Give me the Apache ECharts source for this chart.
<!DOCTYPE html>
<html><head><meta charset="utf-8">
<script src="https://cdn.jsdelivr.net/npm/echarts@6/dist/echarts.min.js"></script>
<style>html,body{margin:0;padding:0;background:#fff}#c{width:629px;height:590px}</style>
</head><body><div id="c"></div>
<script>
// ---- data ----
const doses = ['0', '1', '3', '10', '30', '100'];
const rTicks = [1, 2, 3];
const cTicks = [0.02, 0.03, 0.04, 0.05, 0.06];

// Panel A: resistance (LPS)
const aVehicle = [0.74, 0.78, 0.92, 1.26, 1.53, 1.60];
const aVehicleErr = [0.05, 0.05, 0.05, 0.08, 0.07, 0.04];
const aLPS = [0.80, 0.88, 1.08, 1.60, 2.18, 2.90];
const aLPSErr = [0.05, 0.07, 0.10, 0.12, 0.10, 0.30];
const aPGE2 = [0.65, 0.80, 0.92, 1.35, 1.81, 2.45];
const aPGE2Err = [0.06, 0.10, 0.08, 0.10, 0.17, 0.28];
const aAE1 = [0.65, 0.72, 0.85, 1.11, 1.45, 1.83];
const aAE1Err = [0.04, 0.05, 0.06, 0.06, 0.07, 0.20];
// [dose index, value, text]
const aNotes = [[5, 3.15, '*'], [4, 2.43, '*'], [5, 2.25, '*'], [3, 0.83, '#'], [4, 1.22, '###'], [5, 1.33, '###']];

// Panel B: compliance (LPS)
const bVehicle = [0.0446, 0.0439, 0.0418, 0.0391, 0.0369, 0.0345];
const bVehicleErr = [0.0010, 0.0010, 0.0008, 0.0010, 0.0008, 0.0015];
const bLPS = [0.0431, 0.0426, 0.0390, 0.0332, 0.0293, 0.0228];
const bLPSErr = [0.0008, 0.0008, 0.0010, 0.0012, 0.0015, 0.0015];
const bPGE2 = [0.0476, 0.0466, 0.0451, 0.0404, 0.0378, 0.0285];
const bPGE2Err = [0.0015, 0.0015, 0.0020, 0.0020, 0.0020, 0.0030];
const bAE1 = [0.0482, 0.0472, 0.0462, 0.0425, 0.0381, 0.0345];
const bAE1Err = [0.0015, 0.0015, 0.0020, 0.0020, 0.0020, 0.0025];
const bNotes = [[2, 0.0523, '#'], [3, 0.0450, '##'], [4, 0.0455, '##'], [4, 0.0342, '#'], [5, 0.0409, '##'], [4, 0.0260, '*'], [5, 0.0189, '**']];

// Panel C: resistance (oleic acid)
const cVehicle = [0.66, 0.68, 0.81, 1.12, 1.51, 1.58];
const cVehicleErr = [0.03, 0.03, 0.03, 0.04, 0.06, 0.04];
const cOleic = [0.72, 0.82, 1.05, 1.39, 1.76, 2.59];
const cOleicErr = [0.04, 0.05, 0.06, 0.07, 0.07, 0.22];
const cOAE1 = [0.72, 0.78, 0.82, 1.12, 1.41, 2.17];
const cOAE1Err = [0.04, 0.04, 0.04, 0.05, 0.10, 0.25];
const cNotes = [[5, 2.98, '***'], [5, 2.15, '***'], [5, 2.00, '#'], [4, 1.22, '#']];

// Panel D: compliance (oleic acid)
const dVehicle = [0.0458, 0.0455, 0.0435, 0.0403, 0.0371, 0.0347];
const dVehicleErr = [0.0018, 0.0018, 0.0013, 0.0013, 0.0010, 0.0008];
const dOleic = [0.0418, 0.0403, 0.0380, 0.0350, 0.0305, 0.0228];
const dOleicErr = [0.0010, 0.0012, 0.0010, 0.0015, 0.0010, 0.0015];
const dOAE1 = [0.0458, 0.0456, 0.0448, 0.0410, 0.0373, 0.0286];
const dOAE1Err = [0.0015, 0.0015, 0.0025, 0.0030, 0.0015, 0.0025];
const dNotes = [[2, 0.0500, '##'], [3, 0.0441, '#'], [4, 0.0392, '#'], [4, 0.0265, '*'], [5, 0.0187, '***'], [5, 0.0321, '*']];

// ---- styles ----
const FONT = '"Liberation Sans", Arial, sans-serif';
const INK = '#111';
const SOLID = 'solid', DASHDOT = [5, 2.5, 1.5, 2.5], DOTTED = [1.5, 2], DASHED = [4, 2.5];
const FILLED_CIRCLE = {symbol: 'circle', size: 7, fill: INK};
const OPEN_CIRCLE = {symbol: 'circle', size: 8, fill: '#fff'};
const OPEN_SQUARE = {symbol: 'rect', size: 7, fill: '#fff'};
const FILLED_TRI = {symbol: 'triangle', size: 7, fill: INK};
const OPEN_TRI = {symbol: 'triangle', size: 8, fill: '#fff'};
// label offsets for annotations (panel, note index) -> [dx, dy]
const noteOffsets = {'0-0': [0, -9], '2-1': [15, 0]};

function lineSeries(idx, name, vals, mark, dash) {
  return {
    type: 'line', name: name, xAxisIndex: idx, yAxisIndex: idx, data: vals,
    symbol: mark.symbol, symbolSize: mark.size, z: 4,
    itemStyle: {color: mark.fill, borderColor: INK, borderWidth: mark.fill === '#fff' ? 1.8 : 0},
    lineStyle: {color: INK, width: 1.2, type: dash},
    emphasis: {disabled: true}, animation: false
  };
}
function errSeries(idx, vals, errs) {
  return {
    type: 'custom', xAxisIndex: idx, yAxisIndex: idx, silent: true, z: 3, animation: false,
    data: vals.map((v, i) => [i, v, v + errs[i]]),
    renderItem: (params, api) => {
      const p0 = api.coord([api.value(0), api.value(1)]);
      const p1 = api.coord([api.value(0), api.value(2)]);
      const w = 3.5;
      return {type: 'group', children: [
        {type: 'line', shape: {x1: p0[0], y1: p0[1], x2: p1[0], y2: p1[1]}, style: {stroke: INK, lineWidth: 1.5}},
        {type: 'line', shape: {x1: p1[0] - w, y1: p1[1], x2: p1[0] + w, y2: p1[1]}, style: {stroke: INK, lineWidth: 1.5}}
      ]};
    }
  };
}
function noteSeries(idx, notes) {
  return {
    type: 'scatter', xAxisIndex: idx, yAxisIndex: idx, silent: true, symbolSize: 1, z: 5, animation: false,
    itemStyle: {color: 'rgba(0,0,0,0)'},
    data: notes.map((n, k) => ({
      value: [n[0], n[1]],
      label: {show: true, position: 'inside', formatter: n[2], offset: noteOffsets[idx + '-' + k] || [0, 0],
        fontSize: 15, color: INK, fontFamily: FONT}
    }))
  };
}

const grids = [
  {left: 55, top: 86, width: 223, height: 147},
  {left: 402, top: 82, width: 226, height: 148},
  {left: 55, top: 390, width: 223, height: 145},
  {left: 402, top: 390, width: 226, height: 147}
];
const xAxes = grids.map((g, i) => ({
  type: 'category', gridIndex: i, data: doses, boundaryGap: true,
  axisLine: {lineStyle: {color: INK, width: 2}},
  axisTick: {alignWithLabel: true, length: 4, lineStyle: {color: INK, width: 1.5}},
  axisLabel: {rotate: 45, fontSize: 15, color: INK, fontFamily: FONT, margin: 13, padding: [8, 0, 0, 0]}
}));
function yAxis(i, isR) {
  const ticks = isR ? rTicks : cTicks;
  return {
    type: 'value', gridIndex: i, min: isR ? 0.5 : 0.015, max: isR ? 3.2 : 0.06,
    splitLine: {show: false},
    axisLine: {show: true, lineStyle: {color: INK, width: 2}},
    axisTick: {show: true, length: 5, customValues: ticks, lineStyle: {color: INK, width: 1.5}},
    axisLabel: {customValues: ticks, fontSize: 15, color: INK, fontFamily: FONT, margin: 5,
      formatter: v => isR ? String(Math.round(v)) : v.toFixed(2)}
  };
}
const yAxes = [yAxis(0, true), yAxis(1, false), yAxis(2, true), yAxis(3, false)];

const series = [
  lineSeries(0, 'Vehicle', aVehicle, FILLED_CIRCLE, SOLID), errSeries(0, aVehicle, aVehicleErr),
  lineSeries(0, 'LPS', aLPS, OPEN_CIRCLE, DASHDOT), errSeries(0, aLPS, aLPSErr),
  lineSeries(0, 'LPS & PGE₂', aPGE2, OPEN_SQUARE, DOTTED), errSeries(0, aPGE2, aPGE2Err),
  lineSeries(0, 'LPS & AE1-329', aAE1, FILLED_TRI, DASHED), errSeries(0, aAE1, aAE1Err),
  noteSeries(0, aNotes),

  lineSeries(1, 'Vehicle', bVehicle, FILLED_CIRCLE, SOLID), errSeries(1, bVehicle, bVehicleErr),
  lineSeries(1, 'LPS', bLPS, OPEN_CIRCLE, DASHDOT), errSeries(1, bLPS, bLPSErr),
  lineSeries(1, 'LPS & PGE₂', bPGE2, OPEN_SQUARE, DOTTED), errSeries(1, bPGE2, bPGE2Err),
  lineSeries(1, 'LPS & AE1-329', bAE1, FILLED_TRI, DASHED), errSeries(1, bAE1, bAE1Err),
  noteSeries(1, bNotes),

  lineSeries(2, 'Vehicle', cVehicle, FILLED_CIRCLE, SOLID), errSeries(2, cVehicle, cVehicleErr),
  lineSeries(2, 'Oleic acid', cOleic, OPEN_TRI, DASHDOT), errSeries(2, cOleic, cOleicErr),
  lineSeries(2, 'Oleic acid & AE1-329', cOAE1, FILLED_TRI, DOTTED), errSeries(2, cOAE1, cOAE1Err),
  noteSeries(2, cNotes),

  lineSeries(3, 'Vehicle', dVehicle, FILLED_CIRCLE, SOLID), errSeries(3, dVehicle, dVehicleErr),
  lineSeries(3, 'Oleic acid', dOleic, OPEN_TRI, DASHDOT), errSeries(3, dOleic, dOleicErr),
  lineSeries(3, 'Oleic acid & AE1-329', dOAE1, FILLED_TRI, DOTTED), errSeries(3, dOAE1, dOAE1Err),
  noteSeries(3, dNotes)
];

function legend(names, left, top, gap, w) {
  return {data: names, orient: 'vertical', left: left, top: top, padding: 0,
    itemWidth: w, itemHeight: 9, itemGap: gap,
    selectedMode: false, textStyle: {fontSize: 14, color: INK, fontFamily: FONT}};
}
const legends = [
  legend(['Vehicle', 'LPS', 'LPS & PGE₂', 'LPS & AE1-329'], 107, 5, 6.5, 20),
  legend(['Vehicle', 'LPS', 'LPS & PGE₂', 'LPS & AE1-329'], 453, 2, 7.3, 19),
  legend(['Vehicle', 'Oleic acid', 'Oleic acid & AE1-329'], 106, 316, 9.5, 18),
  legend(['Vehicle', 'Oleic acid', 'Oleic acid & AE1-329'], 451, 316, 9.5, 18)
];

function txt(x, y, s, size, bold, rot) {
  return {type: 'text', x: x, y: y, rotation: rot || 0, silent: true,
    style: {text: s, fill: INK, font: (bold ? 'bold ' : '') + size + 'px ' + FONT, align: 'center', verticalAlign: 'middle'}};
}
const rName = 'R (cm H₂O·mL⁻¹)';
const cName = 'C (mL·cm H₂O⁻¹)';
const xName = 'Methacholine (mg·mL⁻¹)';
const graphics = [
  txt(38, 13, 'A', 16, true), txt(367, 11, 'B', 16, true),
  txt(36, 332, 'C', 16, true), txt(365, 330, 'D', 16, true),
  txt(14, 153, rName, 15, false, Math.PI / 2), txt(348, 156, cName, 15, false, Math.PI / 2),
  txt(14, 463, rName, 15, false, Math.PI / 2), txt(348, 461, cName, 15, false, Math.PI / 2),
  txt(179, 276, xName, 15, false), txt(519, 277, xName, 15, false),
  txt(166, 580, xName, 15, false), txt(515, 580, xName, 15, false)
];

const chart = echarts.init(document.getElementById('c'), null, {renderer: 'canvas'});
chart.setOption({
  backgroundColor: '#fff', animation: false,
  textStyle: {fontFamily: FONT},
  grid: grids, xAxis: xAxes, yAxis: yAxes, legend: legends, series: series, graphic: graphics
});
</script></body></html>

= Work to complete =
Starting at the top of the data above, repeat every line exactly until the line containing "1.22, '###'], [5, 1.33, '###']];" has been given, then stop.

= Completed task =
Give me the Apache ECharts source for this chart.
<!DOCTYPE html>
<html><head><meta charset="utf-8">
<script src="https://cdn.jsdelivr.net/npm/echarts@6/dist/echarts.min.js"></script>
<style>html,body{margin:0;padding:0;background:#fff}#c{width:629px;height:590px}</style>
</head><body><div id="c"></div>
<script>
// ---- data ----
const doses = ['0', '1', '3', '10', '30', '100'];
const rTicks = [1, 2, 3];
const cTicks = [0.02, 0.03, 0.04, 0.05, 0.06];

// Panel A: resistance (LPS)
const aVehicle = [0.74, 0.78, 0.92, 1.26, 1.53, 1.60];
const aVehicleErr = [0.05, 0.05, 0.05, 0.08, 0.07, 0.04];
const aLPS = [0.80, 0.88, 1.08, 1.60, 2.18, 2.90];
const aLPSErr = [0.05, 0.07, 0.10, 0.12, 0.10, 0.30];
const aPGE2 = [0.65, 0.80, 0.92, 1.35, 1.81, 2.45];
const aPGE2Err = [0.06, 0.10, 0.08, 0.10, 0.17, 0.28];
const aAE1 = [0.65, 0.72, 0.85, 1.11, 1.45, 1.83];
const aAE1Err = [0.04, 0.05, 0.06, 0.06, 0.07, 0.20];
// [dose index, value, text]
const aNotes = [[5, 3.15, '*'], [4, 2.43, '*'], [5, 2.25, '*'], [3, 0.83, '#'], [4, 1.22, '###'], [5, 1.33, '###']];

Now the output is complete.